А еще я додумался и записал в дневнике в 1984 году: «Вещи не даны  мне непосредственно. Более того, никаких вещей в природе нет: они – условное изобретение человеческого ума. Есть единое тело Вселенной, неразрывное, неуничтожимое, не начинающееся и не кончающееся. Мы искусственно вырезаем из него кусочки. Как из дерева вырезают солдатиков, отвлекаясь от камбия, эпидермиса, тока соков, хлорофилла и т.д.»

Эти  мысли тревожили с юности и я хотел  писать об этом. Но я считал их ересью, которая не сочеталось с образом советского человека, строителя коммунизма. Многие  сочиняли  «в стол», для потомков, а я не хотел.  Может быть,  не хватало дерзости (или толики безумия), чтобы возвести себя в степень гения. И в  диссиденты двинул добровольно: чтобы добывать свободу для себя и для всех.  Это был мой долг,  потому что десять лет изобретательно помогал  своим пером системе поддерживать коммунистический миф.

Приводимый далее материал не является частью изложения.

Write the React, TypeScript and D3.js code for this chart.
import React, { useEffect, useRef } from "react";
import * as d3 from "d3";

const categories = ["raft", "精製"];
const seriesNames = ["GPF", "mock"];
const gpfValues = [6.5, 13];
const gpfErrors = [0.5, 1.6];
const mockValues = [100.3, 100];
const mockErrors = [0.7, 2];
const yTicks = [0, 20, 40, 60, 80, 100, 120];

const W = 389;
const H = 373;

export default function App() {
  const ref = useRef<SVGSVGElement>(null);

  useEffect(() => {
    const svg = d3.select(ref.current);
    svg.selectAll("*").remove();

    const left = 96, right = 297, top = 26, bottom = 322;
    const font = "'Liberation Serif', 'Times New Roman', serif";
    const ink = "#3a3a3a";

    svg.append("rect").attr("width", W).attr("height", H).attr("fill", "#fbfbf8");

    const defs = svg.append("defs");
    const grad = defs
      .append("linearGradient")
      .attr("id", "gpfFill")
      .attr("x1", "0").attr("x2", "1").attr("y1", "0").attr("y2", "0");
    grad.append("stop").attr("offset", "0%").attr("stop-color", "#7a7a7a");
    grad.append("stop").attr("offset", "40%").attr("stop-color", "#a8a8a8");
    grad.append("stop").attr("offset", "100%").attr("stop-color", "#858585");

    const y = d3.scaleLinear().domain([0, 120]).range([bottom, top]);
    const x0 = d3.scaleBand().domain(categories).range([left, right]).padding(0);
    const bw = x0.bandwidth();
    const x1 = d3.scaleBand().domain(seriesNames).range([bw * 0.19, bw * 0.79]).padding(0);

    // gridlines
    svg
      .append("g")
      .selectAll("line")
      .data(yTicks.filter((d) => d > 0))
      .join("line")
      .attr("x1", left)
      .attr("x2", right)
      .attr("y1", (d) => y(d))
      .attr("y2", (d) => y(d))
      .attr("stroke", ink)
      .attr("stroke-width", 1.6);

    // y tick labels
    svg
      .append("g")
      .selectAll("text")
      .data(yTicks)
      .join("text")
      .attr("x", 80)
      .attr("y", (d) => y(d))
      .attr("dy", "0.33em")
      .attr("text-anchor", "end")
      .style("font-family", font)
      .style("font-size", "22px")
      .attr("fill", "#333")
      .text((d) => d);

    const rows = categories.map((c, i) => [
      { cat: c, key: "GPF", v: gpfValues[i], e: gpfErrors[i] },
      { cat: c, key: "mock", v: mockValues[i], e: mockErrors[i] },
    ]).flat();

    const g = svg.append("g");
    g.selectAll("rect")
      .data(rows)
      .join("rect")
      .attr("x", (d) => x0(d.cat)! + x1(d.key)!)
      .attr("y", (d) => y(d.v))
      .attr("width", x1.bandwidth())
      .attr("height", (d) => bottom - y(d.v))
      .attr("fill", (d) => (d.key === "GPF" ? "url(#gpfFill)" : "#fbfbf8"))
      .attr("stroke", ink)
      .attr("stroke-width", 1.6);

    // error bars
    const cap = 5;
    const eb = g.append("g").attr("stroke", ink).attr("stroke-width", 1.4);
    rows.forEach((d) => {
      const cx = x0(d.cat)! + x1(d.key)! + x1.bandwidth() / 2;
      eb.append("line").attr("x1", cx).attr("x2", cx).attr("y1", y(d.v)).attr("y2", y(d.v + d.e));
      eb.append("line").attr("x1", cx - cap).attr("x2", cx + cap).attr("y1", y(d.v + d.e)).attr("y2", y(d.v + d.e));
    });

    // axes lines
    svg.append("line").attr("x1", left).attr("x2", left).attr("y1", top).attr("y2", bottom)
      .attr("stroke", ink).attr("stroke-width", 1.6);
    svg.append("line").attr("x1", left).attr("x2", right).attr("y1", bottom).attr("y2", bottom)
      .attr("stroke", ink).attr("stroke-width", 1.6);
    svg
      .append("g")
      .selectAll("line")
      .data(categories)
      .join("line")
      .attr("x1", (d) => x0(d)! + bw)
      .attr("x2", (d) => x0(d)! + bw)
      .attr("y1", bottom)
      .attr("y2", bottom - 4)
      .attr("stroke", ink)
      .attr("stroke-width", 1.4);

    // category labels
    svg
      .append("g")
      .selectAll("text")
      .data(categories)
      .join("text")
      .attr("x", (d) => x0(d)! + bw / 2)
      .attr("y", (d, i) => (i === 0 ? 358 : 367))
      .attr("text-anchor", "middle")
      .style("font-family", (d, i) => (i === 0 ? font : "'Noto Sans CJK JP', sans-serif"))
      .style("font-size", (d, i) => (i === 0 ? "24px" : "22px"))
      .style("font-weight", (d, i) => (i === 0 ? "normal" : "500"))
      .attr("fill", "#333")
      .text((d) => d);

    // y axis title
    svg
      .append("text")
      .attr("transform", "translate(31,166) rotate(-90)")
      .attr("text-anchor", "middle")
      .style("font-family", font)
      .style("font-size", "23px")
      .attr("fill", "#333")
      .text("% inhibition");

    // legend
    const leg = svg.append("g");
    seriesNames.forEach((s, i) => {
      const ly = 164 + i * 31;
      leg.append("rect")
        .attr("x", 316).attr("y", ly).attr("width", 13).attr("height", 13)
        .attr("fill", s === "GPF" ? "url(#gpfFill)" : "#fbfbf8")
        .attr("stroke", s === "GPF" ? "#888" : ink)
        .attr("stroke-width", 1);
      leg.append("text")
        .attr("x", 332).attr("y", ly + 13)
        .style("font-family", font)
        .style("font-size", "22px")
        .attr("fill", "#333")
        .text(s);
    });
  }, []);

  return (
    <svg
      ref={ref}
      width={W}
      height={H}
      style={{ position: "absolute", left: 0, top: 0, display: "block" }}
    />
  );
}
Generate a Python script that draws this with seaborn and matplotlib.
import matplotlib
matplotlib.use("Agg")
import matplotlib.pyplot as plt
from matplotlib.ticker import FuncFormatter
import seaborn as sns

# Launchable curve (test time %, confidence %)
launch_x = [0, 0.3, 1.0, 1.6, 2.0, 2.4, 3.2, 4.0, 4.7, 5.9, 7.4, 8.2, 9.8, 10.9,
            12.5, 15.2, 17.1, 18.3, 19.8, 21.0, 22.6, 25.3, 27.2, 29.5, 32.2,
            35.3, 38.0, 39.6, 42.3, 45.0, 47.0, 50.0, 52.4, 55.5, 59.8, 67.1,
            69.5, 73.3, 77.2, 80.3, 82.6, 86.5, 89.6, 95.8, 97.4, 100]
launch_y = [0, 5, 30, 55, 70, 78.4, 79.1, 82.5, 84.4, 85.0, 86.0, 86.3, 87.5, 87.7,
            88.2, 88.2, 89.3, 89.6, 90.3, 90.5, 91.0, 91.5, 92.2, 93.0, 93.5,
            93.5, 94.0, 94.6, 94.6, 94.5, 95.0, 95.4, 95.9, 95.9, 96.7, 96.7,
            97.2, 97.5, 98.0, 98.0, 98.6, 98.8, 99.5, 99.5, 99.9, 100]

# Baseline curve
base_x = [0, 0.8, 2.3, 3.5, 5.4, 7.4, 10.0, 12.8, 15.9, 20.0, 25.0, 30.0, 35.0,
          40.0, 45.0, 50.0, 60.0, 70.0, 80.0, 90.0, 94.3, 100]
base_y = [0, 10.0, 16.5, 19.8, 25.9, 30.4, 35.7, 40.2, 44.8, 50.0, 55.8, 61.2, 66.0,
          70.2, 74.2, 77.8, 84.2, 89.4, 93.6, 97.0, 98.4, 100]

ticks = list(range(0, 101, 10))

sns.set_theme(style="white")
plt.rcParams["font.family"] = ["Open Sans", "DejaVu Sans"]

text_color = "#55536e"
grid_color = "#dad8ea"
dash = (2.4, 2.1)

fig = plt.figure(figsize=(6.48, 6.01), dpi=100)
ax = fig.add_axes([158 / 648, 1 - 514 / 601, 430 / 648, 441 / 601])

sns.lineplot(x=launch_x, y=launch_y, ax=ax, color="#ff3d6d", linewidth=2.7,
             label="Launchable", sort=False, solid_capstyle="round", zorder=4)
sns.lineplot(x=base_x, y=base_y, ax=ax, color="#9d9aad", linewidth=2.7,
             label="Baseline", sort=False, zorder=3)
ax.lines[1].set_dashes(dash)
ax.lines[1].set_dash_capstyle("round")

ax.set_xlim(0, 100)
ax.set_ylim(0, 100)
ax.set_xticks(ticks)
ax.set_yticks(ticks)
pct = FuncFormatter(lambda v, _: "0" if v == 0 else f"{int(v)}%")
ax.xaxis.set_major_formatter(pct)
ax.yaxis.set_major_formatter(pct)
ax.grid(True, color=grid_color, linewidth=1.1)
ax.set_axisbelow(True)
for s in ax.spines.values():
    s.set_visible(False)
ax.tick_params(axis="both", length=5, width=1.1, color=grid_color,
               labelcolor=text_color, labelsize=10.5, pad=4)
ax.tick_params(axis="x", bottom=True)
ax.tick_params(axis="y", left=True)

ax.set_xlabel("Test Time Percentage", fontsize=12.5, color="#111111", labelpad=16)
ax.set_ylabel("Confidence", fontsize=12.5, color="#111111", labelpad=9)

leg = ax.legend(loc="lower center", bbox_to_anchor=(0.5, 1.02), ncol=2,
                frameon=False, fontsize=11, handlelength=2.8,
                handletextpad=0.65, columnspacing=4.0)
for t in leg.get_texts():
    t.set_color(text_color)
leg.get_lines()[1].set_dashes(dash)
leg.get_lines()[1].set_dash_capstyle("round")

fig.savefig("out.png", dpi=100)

Когда советский режим рухнул, можно  было вернуться к перу, но логика борьбы не отпускала  и волокла  дальше, прельщая  надеждой, что  в любой  миг смогу дезертировать.  

Но нет-нет, да и накатывало тревожное: продлись  вице-губернаторская карьера  еще несколько лет,  чиновничий суховей иссушит душу  и останусь я до конца дней своих  функционером - политизированным, раздражительным, мелочным, подозрительным. Когда становилось совсем невмоготу, спускался во внутренний дворик Белого дома, где стояла зеленая «Нива». Вице-губернаторам полагалась  вторая машина. Я выпросил ее, чтобы не  задерживать  допоздна Васильича,  и после шести вечера отпускал его,  а   домой  добирался  сам.  Иногда на  «Ниве»  совершал  побег -    переносил совещание   или встречу, усаживался  за руль и катил по городским улицам. Добирался   до   окраинных переулков, особенно изумительных летом, прикрытых кронами яблонь и  грецких орехов.  Дорога втягивала в себя  и под шорох шуршащих шин душа наливалась чудным покоем. И однажды мелькнуло:  а не это ли счастье? Не  сменить ли  профессию и  вместо сидения в президиумах нестись по ровной пустынной  дороге, иссякающей неведомо, где в бесконечности, и погружаться в состояние, описанное Владимиром Набоковым: «Ах, какое это было время! Я не только никому на свете не был нужен, но даже не мог вообразить такие обстоятельства, при которых кому-либо было дело до меня»?

А в голове стучало: «Вам не скучно работать чиновником?»